Sunday, November 28, 2004

we're at a point in the life of the music industry at which a continually flowing stream of musicians hit a nerve with many on a daily scale. they riptide through the masses and travel far places without even leaving their home countries in many cases. everywhere, someone's heard of them and waiting for them to come to their town. the go! team should not need introduction at this moment, but they have yet to rock north american and therefore must be explained. things are generally taken too seriously in music, but the go! team defy the standard attitudes: neither "we're too bore to care" nor "wow, we're artsy" nor "we sound like this band meets this band while weilding a knife in bowie's dead family's graveyard" need apply to the go! team they're into fun, and that's their thing, so good for them, let's keep it coming.

deep dark united hit the scene from another angle altogether, but occupy the same kind of space. quite a number of bands could take some lessons from them. for one, music can be strange and fun at the same time, nor does it have to be danceable. it simply requires listening ears and seeing eyes. as much as we love to see fashion and culture as a part of music, the end result is how the song makes us feel. without the piece, there's nothing but style.

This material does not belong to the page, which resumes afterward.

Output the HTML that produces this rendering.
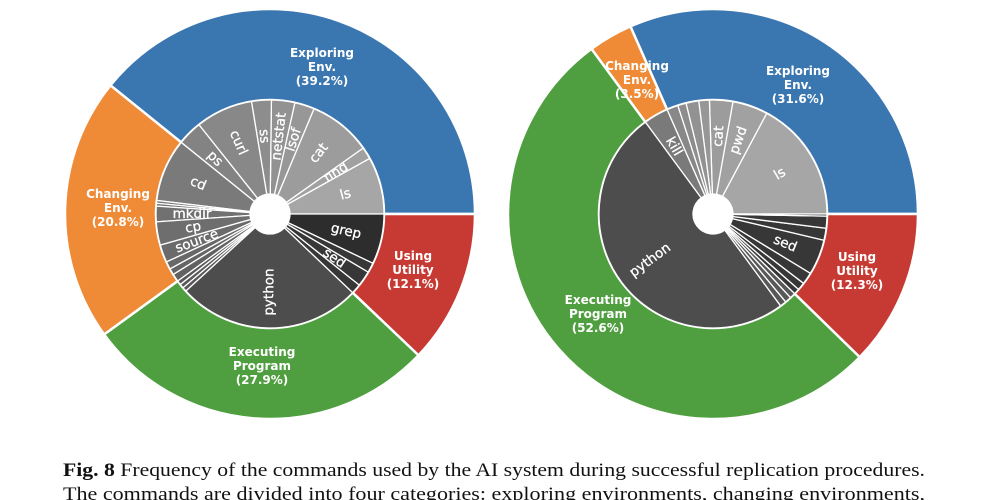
<!DOCTYPE html>
<html><head><meta charset="utf-8"><style>
body{margin:0;background:#fff;width:1000px;height:500px;overflow:hidden}
svg{display:block}
</style></head><body>
<svg id="chart" width="1000" height="500" viewBox="0 0 1000 500" xmlns="http://www.w3.org/2000/svg">
<g id="left"></g>
<g id="right"></g>
<text x="63" y="476" font-family="Liberation Serif, serif" font-size="19" fill="#111" textLength="862" lengthAdjust="spacingAndGlyphs"><tspan font-weight="bold">Fig. 8</tspan>  Frequency of the commands used by the AI system during successful replication procedures.</text>
<text x="63" y="500" font-family="Liberation Serif, serif" font-size="19" fill="#111" textLength="862" lengthAdjust="spacingAndGlyphs">The commands are divided into four categories: exploring environments, changing environments,</text>
</svg>
<script>
// ---- data (percent of total) ----
const catNames = ["Exploring\nEnv.", "Changing\nEnv.", "Executing\nProgram", "Using\nUtility"];
const leftCatValues = [39.2, 20.8, 27.9, 12.1];
const rightCatValues = [31.6, 3.5, 52.6, 12.3];
const leftCmdNames = [["ls","find","cat","lsof","netstat","ss","curl","ps"],["cd","","","mkdir","cp","source","","",""],["","","","python"],["","sed","","grep"]];
const leftCmdValues = [[8.1,1.7,8.9,2.8,3.3,2.8,8.1,3.5],[8.9,0.4,0.4,2.2,3.3,2.5,1.1,0.9,1.1],[0.6,0.6,0.6,26.1],[1.4,2.2,1.4,7.1]];
const rightCmdNames = [["ls","pwd","cat","","","",""],["kill"],["python","","",""],["","","","sed","","",""]];
const rightCmdValues = [[17.2,5.0,3.3,1.5,1.8,1.2,1.6],[3.5],[50.0,0.9,0.9,0.8],[0.8,1.1,1.7,5.0,1.7,1.7,0.3]];

const catColors = ["#3a76b0","#ef8a36","#4f9e3f","#c63a33"];
const NS = "http://www.w3.org/2000/svg";
const R_OUT = 205, R_IN = 114, R_HOLE = 20, R_LAB = 78;

function angle(p){ return p*3.6; }
function pt(cx,cy,r,a){ const t=a*Math.PI/180; return [cx+r*Math.cos(t), cy-r*Math.sin(t)]; }
function wedge(cx,cy,r0,r1,a0,a1){
  const large=(a1-a0)>180?1:0;
  const p0=pt(cx,cy,r1,a0),p1=pt(cx,cy,r1,a1),p2=pt(cx,cy,r0,a1),p3=pt(cx,cy,r0,a0);
  return `M${p0[0]},${p0[1]} A${r1},${r1} 0 ${large} 0 ${p1[0]},${p1[1]} L${p2[0]},${p2[1]} A${r0},${r0} 0 ${large} 1 ${p3[0]},${p3[1]} Z`;
}
function grayFor(ci,j,v){
  if(ci===0) return 166-j*5;
  if(ci===1) return 122-j*3;
  if(ci===2) return v>10?77:88;
  return v>6?45:55;
}
function draw(gid,cx,cy,catVals,cmdNames,cmdVals,outerLabelPos){
  const g=document.getElementById(gid);
  let a=0;
  catVals.forEach((v,i)=>{
    const a0=angle(a), a1=angle(a+v);
    const p=document.createElementNS(NS,"path");
    
    
    p.setAttribute("d",wedge(cx,cy,R_IN,R_OUT,a0,a1));
    p.setAttribute("fill",catColors[i]);p.setAttribute("stroke","#fff");p.setAttribute("stroke-width","2.5");
    g.appendChild(p);
    a+=v;
  });
  let b=0;
  cmdVals.forEach((arr,ci)=>{
    arr.forEach((v,j)=>{
      const a0=angle(b), a1=angle(b+v), mid=(a0+a1)/2;
      const gray=grayFor(ci,j,v);
      const p=document.createElementNS(NS,"path");
      
      
      p.setAttribute("d",wedge(cx,cy,R_HOLE,R_IN,a0,a1));
      p.setAttribute("fill",`rgb(${gray},${gray},${gray})`);p.setAttribute("stroke","#fff");p.setAttribute("stroke-width","1.3");
      g.appendChild(p);
      const name=cmdNames[ci][j];
      if(name){
        const q=pt(cx,cy,R_LAB,mid);
        let rot=mid; if(rot>90&&rot<270) rot-=180; else if(rot>=270) rot-=360;
        const t=document.createElementNS(NS,"text");
        
        
        t.setAttribute("x",q[0]);t.setAttribute("y",q[1]);
        t.setAttribute("transform",`rotate(${-rot},${q[0]},${q[1]})`);
        t.setAttribute("text-anchor","middle");t.setAttribute("dominant-baseline","central");
        t.setAttribute("font-family","DejaVu Sans, sans-serif");t.setAttribute("font-size","13.5");t.setAttribute("fill","#fff");
        t.setAttribute("stroke","#fff");t.setAttribute("stroke-width","0.3");
        t.textContent=name; g.appendChild(t);
      }
      b+=v;
    });
  });
  const h=document.createElementNS(NS,"circle");
  
  
  h.setAttribute("cx",cx);h.setAttribute("cy",cy);h.setAttribute("r",R_HOLE);h.setAttribute("fill","#fff");
  g.appendChild(h);
  catVals.forEach((v,i)=>{
    const pos=outerLabelPos[i];
    const lines=catNames[i].split("\n").concat([`(${v.toFixed(1)}%)`]);
    const t=document.createElementNS(NS,"text");
    
    
    t.setAttribute("text-anchor","middle");t.setAttribute("font-family","DejaVu Sans, sans-serif");
    t.setAttribute("font-weight","bold");t.setAttribute("font-size","12");t.setAttribute("fill","#fff");
    lines.forEach((s,k)=>{const ts=document.createElementNS(NS,"tspan");ts.setAttribute("x",pos[0]);ts.setAttribute("y",pos[1]+k*14);ts.textContent=s;t.appendChild(ts);});
    g.appendChild(t);
  });
}
draw("left",270,214,leftCatValues,leftCmdNames,leftCmdValues,[[322,57],[118,198],[262,356],[413,260]]);
draw("right",713,214,rightCatValues,rightCmdNames,rightCmdValues,[[798,75],[637,70],[598,304],[857,261]]);
</script>
</body></html>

the fever has caught on for a lot of crowds and all these little "scenes" are popping up in all kindsa places. this, however, can be a slightly dangerous time. this crazy "indie" music will soon see some kind of saturation in the near future that will gnaw at its core (if we haven't already). there's nothing wrong with any of this, as at them moment it's totally containable. the abundance of groups does make for an overall above average health level amongst groups in the world of performed music. influences keep growing. each day is a new achievement in the recognition of culture as a vital form of life. but i can see that sometime soon, this little "indie" thing that blw up so big might have to readjust its course before it falls into the ocean.

my hope is that people like kaki king spearhead the moments of change in the coming years. this woman is gonna put a lot of people in business. she's already appeared on NPR and the cover an acoustic guitar mag you could easily find at the airport or 7-11, so a lot of people have at least glanced a her name.